Records with drawing code
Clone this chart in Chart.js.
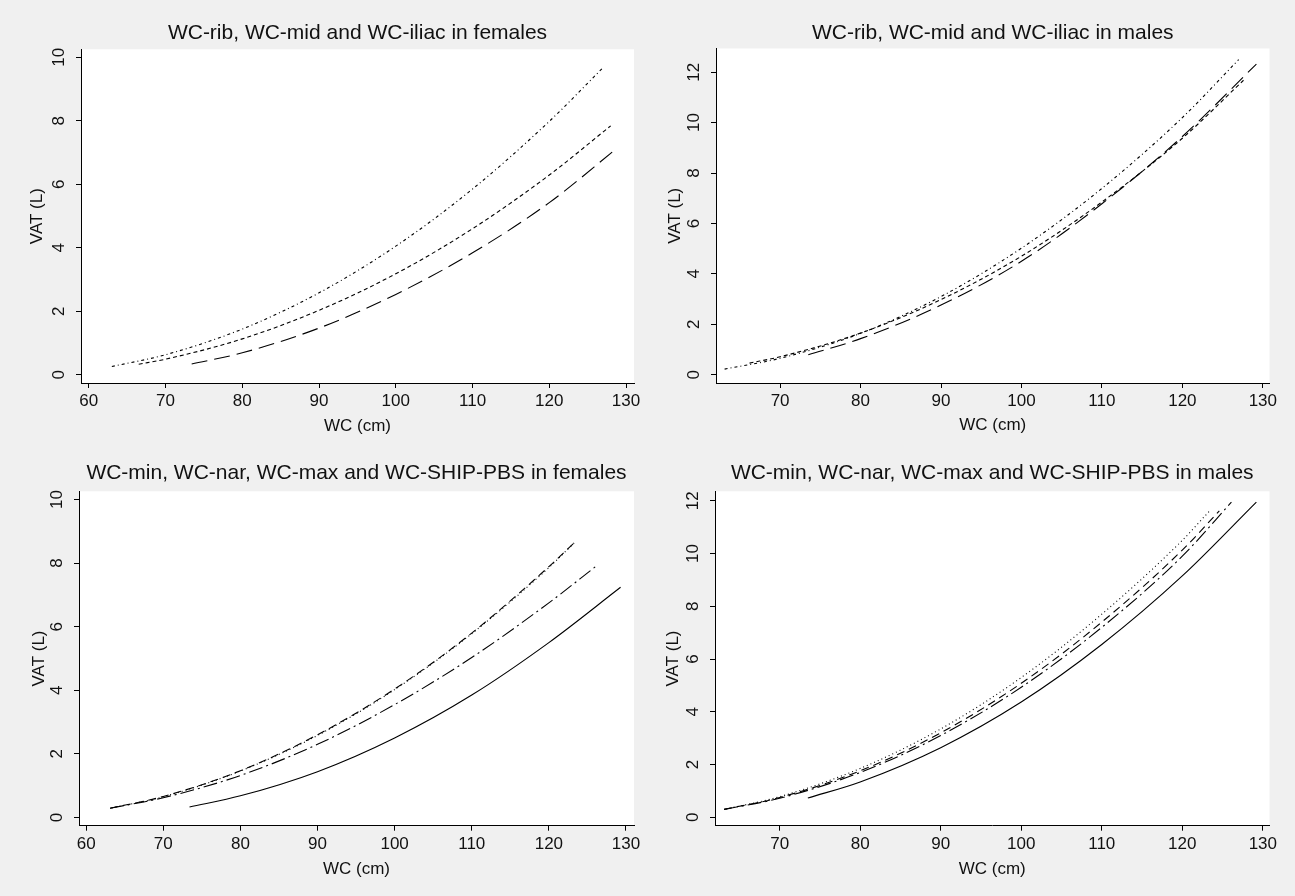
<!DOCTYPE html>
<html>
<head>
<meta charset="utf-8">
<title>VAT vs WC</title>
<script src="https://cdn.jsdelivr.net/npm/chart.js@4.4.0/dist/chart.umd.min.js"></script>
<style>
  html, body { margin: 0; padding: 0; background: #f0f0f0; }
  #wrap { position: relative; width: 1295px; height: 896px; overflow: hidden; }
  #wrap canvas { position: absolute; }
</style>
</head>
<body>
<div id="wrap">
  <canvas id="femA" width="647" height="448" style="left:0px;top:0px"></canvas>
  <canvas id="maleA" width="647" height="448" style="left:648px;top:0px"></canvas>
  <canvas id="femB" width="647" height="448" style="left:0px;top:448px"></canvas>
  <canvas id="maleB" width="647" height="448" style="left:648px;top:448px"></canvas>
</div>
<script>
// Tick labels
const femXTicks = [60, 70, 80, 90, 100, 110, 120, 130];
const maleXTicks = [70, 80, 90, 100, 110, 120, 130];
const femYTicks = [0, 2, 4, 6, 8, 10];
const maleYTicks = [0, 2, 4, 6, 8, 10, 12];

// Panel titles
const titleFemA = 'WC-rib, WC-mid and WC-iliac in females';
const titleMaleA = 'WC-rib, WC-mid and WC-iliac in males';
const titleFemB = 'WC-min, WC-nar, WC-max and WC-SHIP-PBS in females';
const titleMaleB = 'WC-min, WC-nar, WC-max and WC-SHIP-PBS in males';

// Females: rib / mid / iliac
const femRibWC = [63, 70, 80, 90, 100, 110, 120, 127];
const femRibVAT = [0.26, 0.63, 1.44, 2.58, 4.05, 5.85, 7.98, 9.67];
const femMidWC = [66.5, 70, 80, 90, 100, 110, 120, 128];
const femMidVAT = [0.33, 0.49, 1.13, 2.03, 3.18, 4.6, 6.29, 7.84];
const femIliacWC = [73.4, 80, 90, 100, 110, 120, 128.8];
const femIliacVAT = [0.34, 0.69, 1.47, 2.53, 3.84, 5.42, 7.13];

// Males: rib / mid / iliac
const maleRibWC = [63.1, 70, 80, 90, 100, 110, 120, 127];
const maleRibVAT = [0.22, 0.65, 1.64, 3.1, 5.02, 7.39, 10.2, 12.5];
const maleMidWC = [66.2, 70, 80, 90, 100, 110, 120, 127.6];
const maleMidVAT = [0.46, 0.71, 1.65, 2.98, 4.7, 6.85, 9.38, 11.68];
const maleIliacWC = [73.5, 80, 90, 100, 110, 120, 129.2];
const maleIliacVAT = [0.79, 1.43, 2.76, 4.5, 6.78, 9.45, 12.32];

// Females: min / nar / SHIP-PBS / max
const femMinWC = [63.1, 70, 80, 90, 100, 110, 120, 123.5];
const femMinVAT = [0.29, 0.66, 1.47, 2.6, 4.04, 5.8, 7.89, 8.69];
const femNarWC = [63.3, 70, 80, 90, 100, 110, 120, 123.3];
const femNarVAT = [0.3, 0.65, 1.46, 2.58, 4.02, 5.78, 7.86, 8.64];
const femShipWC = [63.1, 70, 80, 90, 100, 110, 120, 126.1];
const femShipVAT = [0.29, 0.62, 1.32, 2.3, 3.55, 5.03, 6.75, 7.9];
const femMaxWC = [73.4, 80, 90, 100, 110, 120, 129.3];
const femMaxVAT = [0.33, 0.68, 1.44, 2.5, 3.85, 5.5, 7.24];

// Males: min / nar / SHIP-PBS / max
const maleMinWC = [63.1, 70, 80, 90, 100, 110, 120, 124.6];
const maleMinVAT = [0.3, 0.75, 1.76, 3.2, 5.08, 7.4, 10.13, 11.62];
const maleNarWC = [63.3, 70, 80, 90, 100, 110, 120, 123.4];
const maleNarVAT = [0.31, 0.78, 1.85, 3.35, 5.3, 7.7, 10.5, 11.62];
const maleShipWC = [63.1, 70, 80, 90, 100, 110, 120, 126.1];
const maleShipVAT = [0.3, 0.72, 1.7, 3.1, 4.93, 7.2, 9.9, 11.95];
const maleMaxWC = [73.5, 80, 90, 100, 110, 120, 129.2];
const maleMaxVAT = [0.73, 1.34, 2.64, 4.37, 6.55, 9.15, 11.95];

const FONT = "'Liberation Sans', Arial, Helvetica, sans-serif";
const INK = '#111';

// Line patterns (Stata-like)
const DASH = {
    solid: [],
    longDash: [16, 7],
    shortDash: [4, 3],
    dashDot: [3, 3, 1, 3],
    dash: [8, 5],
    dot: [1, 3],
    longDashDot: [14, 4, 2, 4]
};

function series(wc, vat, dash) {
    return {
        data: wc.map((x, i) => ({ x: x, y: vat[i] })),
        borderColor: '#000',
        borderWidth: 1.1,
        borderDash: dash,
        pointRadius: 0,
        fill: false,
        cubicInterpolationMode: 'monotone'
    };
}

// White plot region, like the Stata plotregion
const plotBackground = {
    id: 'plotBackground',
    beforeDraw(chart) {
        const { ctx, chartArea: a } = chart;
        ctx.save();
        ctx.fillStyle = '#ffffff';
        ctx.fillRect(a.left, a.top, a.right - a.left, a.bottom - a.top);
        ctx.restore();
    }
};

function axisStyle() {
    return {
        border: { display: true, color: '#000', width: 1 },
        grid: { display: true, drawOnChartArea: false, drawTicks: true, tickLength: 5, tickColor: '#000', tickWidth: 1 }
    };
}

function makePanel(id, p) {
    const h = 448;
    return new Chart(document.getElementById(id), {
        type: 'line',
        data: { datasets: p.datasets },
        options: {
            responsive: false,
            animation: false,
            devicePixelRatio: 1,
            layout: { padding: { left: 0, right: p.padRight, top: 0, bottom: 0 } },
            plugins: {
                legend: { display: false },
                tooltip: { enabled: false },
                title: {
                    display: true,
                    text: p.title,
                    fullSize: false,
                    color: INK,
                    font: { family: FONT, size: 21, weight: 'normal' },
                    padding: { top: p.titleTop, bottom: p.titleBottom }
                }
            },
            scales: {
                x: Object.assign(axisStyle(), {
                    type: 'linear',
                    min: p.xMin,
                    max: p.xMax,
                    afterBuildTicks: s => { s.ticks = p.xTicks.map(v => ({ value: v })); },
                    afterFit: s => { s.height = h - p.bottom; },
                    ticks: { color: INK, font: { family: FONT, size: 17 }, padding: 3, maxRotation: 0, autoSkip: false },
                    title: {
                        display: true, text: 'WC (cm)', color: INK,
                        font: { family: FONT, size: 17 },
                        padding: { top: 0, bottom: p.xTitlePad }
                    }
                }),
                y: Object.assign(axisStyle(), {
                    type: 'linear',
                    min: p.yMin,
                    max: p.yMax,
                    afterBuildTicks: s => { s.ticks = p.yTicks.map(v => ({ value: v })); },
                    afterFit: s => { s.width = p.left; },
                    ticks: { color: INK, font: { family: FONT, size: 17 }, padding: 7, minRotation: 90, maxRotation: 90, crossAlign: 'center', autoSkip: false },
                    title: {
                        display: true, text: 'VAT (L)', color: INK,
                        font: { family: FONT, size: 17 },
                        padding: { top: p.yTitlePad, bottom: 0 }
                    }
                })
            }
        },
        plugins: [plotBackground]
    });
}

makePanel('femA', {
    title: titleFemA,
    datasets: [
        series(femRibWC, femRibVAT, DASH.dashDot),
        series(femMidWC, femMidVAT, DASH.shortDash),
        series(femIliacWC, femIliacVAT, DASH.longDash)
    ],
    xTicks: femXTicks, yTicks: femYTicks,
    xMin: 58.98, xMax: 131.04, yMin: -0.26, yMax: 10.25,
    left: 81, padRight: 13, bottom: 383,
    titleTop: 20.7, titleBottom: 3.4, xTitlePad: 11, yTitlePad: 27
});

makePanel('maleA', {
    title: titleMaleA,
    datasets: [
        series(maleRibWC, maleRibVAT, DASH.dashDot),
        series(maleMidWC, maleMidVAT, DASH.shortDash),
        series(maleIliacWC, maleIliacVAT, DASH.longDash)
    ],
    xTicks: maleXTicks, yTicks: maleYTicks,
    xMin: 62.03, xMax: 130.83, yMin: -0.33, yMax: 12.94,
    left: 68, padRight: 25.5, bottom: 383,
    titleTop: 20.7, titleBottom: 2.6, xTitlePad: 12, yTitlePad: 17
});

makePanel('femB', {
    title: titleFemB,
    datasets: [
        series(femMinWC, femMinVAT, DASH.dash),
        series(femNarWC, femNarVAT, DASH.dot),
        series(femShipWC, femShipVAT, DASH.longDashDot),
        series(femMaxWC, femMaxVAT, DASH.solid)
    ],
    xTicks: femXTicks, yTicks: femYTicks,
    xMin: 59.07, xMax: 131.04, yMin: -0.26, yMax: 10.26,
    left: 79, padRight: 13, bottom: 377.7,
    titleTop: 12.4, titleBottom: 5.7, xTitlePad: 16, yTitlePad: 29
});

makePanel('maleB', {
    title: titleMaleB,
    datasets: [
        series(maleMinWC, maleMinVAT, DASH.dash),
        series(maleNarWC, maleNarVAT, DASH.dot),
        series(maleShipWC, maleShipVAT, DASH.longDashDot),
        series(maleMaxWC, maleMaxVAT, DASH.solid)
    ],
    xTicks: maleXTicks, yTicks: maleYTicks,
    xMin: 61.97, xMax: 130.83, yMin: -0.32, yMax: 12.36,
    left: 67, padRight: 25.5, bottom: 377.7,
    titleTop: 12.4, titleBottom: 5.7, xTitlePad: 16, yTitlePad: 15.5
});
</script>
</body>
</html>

* * *

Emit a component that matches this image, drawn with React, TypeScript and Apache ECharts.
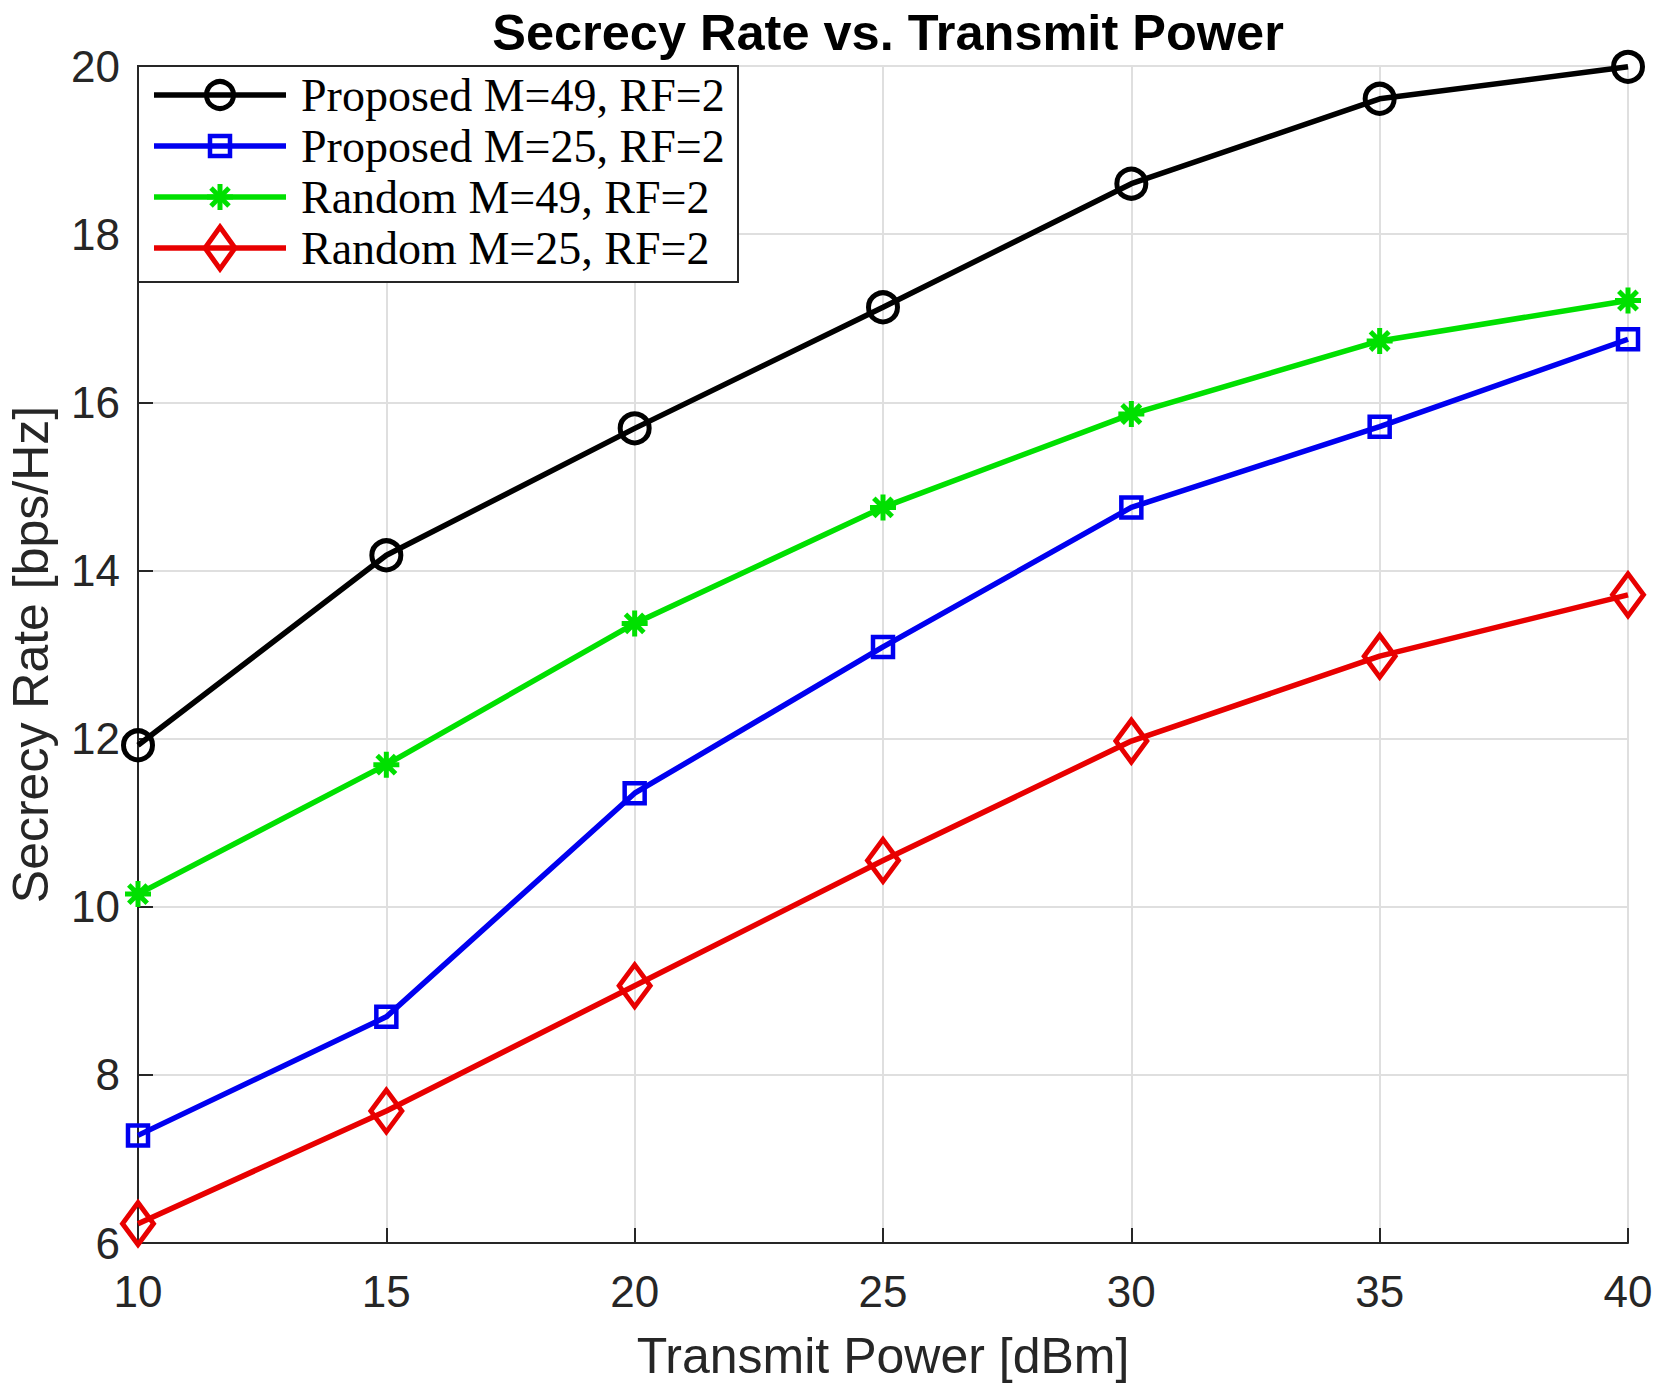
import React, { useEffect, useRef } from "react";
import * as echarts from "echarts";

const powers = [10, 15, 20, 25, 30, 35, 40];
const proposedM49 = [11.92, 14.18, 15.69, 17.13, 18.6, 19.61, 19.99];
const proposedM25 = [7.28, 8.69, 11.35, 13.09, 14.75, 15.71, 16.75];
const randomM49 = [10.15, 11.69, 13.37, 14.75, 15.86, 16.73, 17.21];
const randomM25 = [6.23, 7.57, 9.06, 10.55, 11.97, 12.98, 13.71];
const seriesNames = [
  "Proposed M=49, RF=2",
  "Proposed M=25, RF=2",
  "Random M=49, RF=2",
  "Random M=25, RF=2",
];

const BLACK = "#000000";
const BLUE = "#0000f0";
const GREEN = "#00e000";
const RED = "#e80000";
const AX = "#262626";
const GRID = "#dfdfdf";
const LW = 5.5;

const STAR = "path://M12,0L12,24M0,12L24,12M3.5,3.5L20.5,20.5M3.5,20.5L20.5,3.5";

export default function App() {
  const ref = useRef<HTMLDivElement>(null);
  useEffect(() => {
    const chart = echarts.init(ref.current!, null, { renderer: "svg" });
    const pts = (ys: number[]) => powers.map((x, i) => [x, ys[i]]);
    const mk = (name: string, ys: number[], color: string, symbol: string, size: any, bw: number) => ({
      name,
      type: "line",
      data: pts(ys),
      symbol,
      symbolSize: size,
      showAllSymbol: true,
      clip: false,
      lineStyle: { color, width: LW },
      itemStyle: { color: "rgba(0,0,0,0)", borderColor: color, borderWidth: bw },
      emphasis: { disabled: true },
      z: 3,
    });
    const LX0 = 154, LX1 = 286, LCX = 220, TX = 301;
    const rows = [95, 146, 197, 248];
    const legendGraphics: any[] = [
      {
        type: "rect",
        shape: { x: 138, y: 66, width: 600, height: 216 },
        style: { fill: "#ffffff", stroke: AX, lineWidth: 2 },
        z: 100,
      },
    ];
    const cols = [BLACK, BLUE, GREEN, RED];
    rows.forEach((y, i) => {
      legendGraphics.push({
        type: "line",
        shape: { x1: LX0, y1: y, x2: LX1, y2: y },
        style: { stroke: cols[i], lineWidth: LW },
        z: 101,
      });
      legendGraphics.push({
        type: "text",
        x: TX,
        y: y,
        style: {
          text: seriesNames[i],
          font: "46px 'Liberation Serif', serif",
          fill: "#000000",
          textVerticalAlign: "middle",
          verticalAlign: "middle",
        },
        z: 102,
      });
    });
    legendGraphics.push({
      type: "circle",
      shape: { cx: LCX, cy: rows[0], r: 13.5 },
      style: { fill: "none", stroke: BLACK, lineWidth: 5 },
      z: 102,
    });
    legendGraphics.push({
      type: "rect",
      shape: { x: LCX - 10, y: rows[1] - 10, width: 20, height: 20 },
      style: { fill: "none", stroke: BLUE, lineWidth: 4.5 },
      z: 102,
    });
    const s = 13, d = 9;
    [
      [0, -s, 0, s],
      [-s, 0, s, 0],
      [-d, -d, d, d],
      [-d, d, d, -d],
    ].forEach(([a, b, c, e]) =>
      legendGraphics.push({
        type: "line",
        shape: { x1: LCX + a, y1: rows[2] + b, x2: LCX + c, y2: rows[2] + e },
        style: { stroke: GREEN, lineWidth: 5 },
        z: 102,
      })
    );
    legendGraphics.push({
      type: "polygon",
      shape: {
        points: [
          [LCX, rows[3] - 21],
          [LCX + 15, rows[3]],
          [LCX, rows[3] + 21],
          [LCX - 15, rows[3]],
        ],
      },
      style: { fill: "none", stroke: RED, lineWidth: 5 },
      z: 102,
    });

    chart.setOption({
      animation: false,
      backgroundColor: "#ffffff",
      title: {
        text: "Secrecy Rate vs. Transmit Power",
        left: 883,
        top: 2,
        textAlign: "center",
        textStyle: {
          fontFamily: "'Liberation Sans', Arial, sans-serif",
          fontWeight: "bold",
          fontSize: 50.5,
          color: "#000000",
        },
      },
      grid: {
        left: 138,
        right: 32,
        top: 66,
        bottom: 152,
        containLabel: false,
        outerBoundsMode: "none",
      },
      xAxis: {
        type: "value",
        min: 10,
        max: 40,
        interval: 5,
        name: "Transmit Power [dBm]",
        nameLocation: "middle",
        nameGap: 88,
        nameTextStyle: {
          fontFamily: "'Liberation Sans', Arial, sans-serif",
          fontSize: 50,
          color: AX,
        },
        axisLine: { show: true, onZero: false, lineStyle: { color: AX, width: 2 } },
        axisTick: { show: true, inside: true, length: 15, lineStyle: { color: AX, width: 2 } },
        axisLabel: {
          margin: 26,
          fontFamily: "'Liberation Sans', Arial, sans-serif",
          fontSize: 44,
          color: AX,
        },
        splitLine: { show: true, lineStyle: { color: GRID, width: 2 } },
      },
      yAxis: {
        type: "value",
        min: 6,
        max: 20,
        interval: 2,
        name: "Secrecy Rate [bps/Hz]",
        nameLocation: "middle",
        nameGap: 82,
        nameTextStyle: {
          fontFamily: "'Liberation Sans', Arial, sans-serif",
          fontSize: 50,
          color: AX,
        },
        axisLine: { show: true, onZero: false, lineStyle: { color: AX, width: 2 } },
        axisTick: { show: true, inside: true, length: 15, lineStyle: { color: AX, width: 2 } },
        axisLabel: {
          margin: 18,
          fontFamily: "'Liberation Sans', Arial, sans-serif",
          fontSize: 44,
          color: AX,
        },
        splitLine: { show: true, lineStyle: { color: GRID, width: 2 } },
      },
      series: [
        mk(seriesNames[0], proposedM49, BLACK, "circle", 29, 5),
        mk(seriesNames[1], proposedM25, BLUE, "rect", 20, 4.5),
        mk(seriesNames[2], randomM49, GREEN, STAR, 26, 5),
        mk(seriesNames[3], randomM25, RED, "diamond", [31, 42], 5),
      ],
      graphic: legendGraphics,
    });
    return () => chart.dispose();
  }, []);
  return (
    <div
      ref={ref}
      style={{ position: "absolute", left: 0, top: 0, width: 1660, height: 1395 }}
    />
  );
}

**Task requirements:**
Above are the records. Copy every line in them holding "React".

**Answer to the task:**
Emit a component that matches this image, drawn with React, TypeScript and Apache ECharts.
import React, { useEffect, useRef } from "react";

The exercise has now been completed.